The distinction between dynamical systems with random parameters and noise is investigated. The transfer operator theory is presented for both cases, showing their differences, and discussing ways to numerically approximate them. It is shown that random parameter systems can be approximated through stochastic systems, given a well-adjusted noise.

It becomes apparent that stochastic partial differential equations driven by white noise are conceptually flawed for modeling purposes. This is because neighboring infinitesimally small spatial regions receive similar random perturbations, which violates the fundamental assumption of white noise—namely, that these perturbations should be independent. To address this issue, a more natural approach is to employ spatially-correlated or colored noise, which not only rectifies the modeling inconsistencies but also introduces regularization to the solutions. Nevertheless, the utilization of colored noise introduces a complication, as it disrupts the fluctuation-dissipation relationship of thermal equilibrium.

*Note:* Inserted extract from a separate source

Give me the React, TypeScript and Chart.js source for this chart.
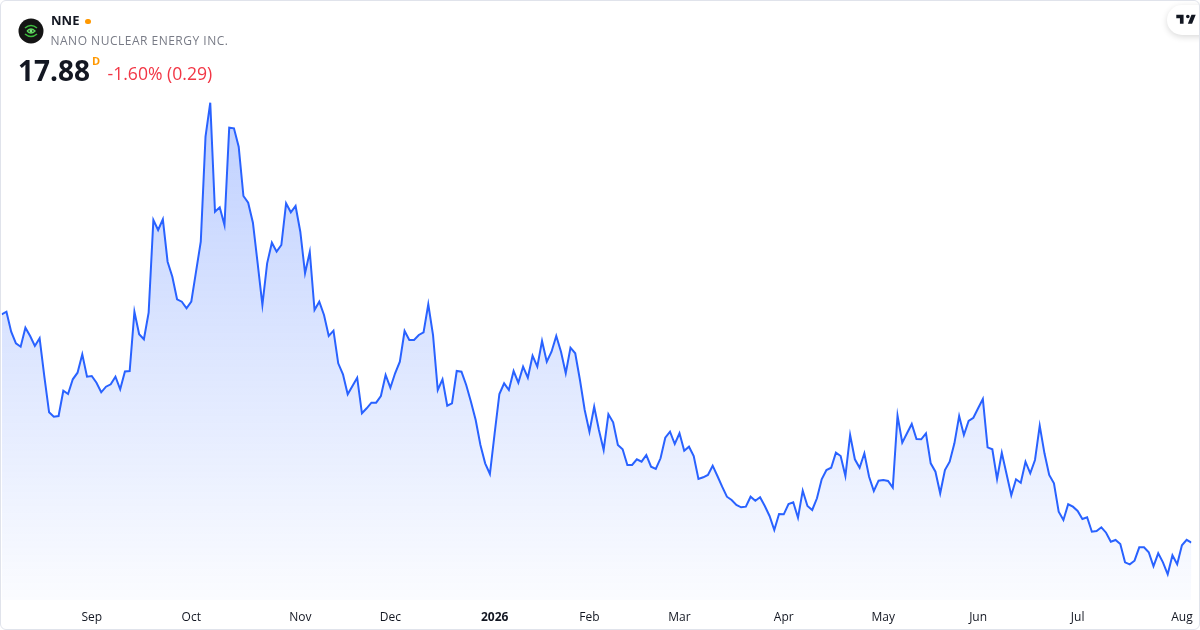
import React, { useEffect, useRef } from "react";
import { Chart, registerables } from "chart.js";

Chart.register(...registerables);

// Daily closes (USD), one array per calendar month of trading days
const aug2025 = [40.72, 40.98, 38.98, 37.82, 37.48, 39.38, 38.55, 37.55, 38.32, 34.48, 30.92, 30.48, 30.55, 33.08, 32.75, 34.22, 34.88, 36.72, 34.48];
const sep2025 = [34.55, 33.88, 32.92, 33.48, 33.72, 34.48, 33.22, 35.0, 35.05, 40.98, 38.72, 38.22, 40.88, 50.15, 49.15, 50.22, 45.98, 44.48, 42.22, 41.98, 41.32];
const oct2025 = [41.98, 44.98, 47.98, 58.48, 61.88, 50.98, 51.42, 49.65, 59.38, 59.32, 57.48, 52.55, 51.88, 49.88, 45.82, 41.65, 45.82, 47.88, 46.98, 47.65, 51.82, 50.92, 51.55];
const nov2025 = [48.98, 44.82, 46.95, 41.15, 41.98, 40.65, 38.55, 39.08, 35.82, 34.72, 32.72, 33.55, 34.38, 30.82, 31.32, 31.88, 31.88, 32.55, 34.65];
const dec2025 = [33.38, 34.82, 35.98, 39.05, 38.15, 38.15, 38.65, 38.92, 41.72, 38.65, 33.15, 34.22, 31.58, 31.82, 35.05, 34.98, 33.65, 31.98, 30.15, 27.65, 25.82, 24.75];
const jan2026 = [28.82, 32.75, 33.82, 33.15, 35.05, 33.88, 35.48, 34.38, 36.58, 35.48, 38.05, 35.98, 36.98, 38.55, 36.98, 34.82, 37.38, 36.82, 34.15, 31.15];
const feb2026 = [28.98, 31.48, 29.15, 27.15, 30.72, 29.92, 27.65, 27.22, 25.65, 25.65, 26.22, 25.98, 26.65, 25.48, 25.25, 26.32, 28.38, 28.98, 27.75];
const mar2026 = [28.82, 27.08, 27.48, 26.55, 24.25, 24.42, 24.65, 25.58, 24.55, 23.48, 22.48, 22.15, 21.65, 21.42, 21.48, 22.48, 22.08, 22.42, 21.55, 20.55, 19.15, 20.75];
const apr2026 = [20.72, 21.75, 21.92, 20.38, 23.08, 21.55, 21.15, 22.32, 24.22, 25.15, 25.38, 26.88, 26.55, 24.55, 28.65, 26.22, 25.38, 26.82, 24.48, 23.05, 24.08];
const may2026 = [24.15, 24.05, 23.38, 30.58, 27.88, 28.82, 29.75, 28.25, 28.22, 28.82, 25.82, 24.98, 22.82, 25.15, 25.98, 27.82, 30.55, 28.65, 30.05, 30.38];
const jun2026 = [31.32, 32.25, 27.42, 27.22, 24.25, 26.88, 24.75, 22.62, 24.22, 23.88, 25.98, 24.82, 26.15, 29.58, 26.82, 24.65, 23.82, 20.98, 20.15, 21.72, 21.48];
const jul2026 = [21.05, 20.25, 20.42, 18.98, 19.05, 19.42, 18.88, 17.98, 18.15, 17.75, 15.92, 15.72, 16.08, 17.42, 17.42, 16.92, 15.52, 16.82, 15.92, 14.72, 16.62, 15.72];
const aug2026 = [17.62, 18.17, 17.88];

const monthSeries = [aug2025, sep2025, oct2025, nov2025, dec2025, jan2026, feb2026, mar2026, apr2026, may2026, jun2026, jul2026, aug2026];
// Axis labels for the first trading day of each month (first partial month has none)
const monthTickLabels = ["", "Sep", "Oct", "Nov", "Dec", "2026", "Feb", "Mar", "Apr", "May", "Jun", "Jul", "Aug"];

const lastPrice = "17.88";
const changeText = "-1.60% (0.29)";

const FONT = "'Open Sans', 'Noto Sans', sans-serif";

export default function App() {
  const canvasRef = useRef<HTMLCanvasElement | null>(null);

  useEffect(() => {
    const closes: number[] = ([] as number[]).concat(...monthSeries);
    const points = closes.map((v, i) => ({ x: i, y: v }));
    const tickIdx: number[] = [];
    const tickLab: string[] = [];
    let start = 0;
    monthSeries.forEach((m, k) => {
      if (monthTickLabels[k]) {
        tickIdx.push(start);
        tickLab.push(monthTickLabels[k]);
      }
      start += m.length;
    });

    const canvas = canvasRef.current!;
    const chart = new Chart(canvas, {
      type: "line",
      data: {
        datasets: [
          {
            data: points,
            borderColor: "#2962FF",
            borderWidth: 2,
            pointRadius: 0,
            tension: 0,
            fill: "start",
            backgroundColor: (context: any) => {
              const { ctx, chartArea } = context.chart;
              if (!chartArea) return "rgba(41,98,255,0.15)";
              const g = ctx.createLinearGradient(0, chartArea.top, 0, chartArea.bottom);
              g.addColorStop(0, "rgba(41,98,255,0.30)");
              g.addColorStop(1, "rgba(41,98,255,0.02)");
              return g;
            },
          },
        ],
      },
      options: {
        responsive: false,
        animation: false,
        layout: { padding: { left: 1.7, right: 8.6, top: 100, bottom: 5.6 } },
        plugins: { legend: { display: false }, tooltip: { enabled: false } },
        scales: {
          x: {
            type: "linear",
            min: 0,
            max: closes.length - 1,
            grid: { display: false, drawTicks: false },
            border: { display: false },
            afterBuildTicks: (scale: any) => {
              scale.ticks = tickIdx.map((v) => ({ value: v }));
            },
            afterFit: (scale: any) => {
              scale.height = 24.4;
              scale.paddingLeft = 0;
              scale.paddingRight = 0;
            },
            ticks: {
              autoSkip: false,
              maxRotation: 0,
              padding: 10,
              color: "#131722",
              font: (ctx: any) => ({
                family: FONT,
                size: 12,
                weight: ctx.tick && ctx.tick.label === "2026" ? "bold" : "normal",
              }),
              callback: (_v: any, i: number) => tickLab[i],
            },
          },
          y: {
            display: false,
            min: 12.15,
            max: 62.15,
          },
        },
      },
    });
    return () => chart.destroy();
  }, []);

  return (
    <div
      style={{
        position: "fixed",
        left: 0,
        top: 0,
        width: 1200,
        height: 630,
        overflow: "hidden",
        background: "#ffffff",
        fontFamily: FONT,
      }}
    >
      <canvas ref={canvasRef} width={1200} height={630} style={{ position: "absolute", left: 0, top: 0, width: 1200, height: 630 }} />

      {/* logo */}
      <svg width={26} height={26} viewBox="0 0 26 26" style={{ position: "absolute", left: 18, top: 18 }}>
        <circle cx={13} cy={13} r={12.5} fill="#141414" />
        <path d="M7 10 Q13 5 19 10" stroke="#3fbf3f" strokeWidth={1.6} fill="none" />
        <path d="M7 16 Q13 21 19 16" stroke="#3fbf3f" strokeWidth={1.6} fill="none" />
        <path d="M9 13 Q13 9 17 13 Q13 17 9 13" stroke="#5ad65a" strokeWidth={1.3} fill="none" />
        <circle cx={13} cy={13} r={1.4} fill="#7be37b" />
      </svg>

      <div style={{ position: "absolute", left: 51, top: 14.4, fontSize: 13, lineHeight: "13px", fontWeight: 700, color: "#131722", whiteSpace: "nowrap" }}>
        NNE
      </div>
      <div style={{ position: "absolute", left: 85, top: 18.5, width: 5.5, height: 5.5, borderRadius: "50%", background: "#FF9800" }} />
      <div style={{ position: "absolute", left: 50.5, top: 34.6, fontSize: 12, lineHeight: "12px", letterSpacing: "0.5px", color: "#787B86", whiteSpace: "nowrap" }}>
        NANO NUCLEAR ENERGY INC.
      </div>
      <div style={{ position: "absolute", left: 18, top: 56.1, fontSize: 28, lineHeight: "28px", fontWeight: 700, color: "#131722", whiteSpace: "nowrap" }}>
        {lastPrice}
      </div>
      <div style={{ position: "absolute", left: 92, top: 55, fontSize: 11, lineHeight: "11px", fontWeight: 700, color: "#FF9800" }}>
        D
      </div>
      <div style={{ position: "absolute", left: 107.5, top: 64.6, fontSize: 17.6, lineHeight: "17.6px", color: "#F23645", whiteSpace: "nowrap" }}>
        {changeText}
      </div>

      {/* TradingView badge */}
      <div
        style={{
          position: "absolute",
          left: 1167,
          top: 5,
          width: 50,
          height: 30,
          borderRadius: 15,
          background: "#ffffff",
          boxShadow: "0 2px 6px rgba(0,0,0,0.15)",
        }}
      />
      <svg width={22} height={17} viewBox="0 0 36 28" style={{ position: "absolute", left: 1175, top: 11 }}>
        <path d="M14 6H2v6h6v9h6V6Zm14 15h-7l6-15h7l-6 15Zm-7-9a3 3 0 1 0 0-6 3 3 0 0 0 0 6Z" fill="#131722" />
      </svg>

      {/* card border */}
      <div
        style={{
          position: "absolute",
          left: 0,
          top: 0,
          width: 1200,
          height: 630,
          boxSizing: "border-box",
          border: "1px solid #E0E3EB",
          borderRadius: 6,
          pointerEvents: "none",
        }}
      />
    </div>
  );
}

In this presentation, I will discuss how the continuous spatiotemporal limit of a Metropolis Hastings random walk can be employed to derive a stochastic partial differential equation driven by colored noise that preserves its ability to sample the equilibrium distribution, even for a system of magnetic spins. This introduces an additional geometric constraint and yields non-trivial interactions with the correlated noise, further enhancing our understanding of these intricate systems.

This research is about the non-stationary probabilistic solution of the vibro-impact system under external Gaussian white noise. The unilateral barrier is adopted as the constraint to the system, and the constrained system is transformed into another system without barriers. The relevant Fokker-Planck equation is then formulated and solved by the non-stationary exponential-polynomial-closure (EPC) method. The results from the non-stationary EPC method are compared with those from Monte Carlo simulation (MCS) and equivalent linearization method (EQL). The result comparisons indicate that the non-stationary EPC method is much more efficient than MCS and can give much more accurate solution than EQL.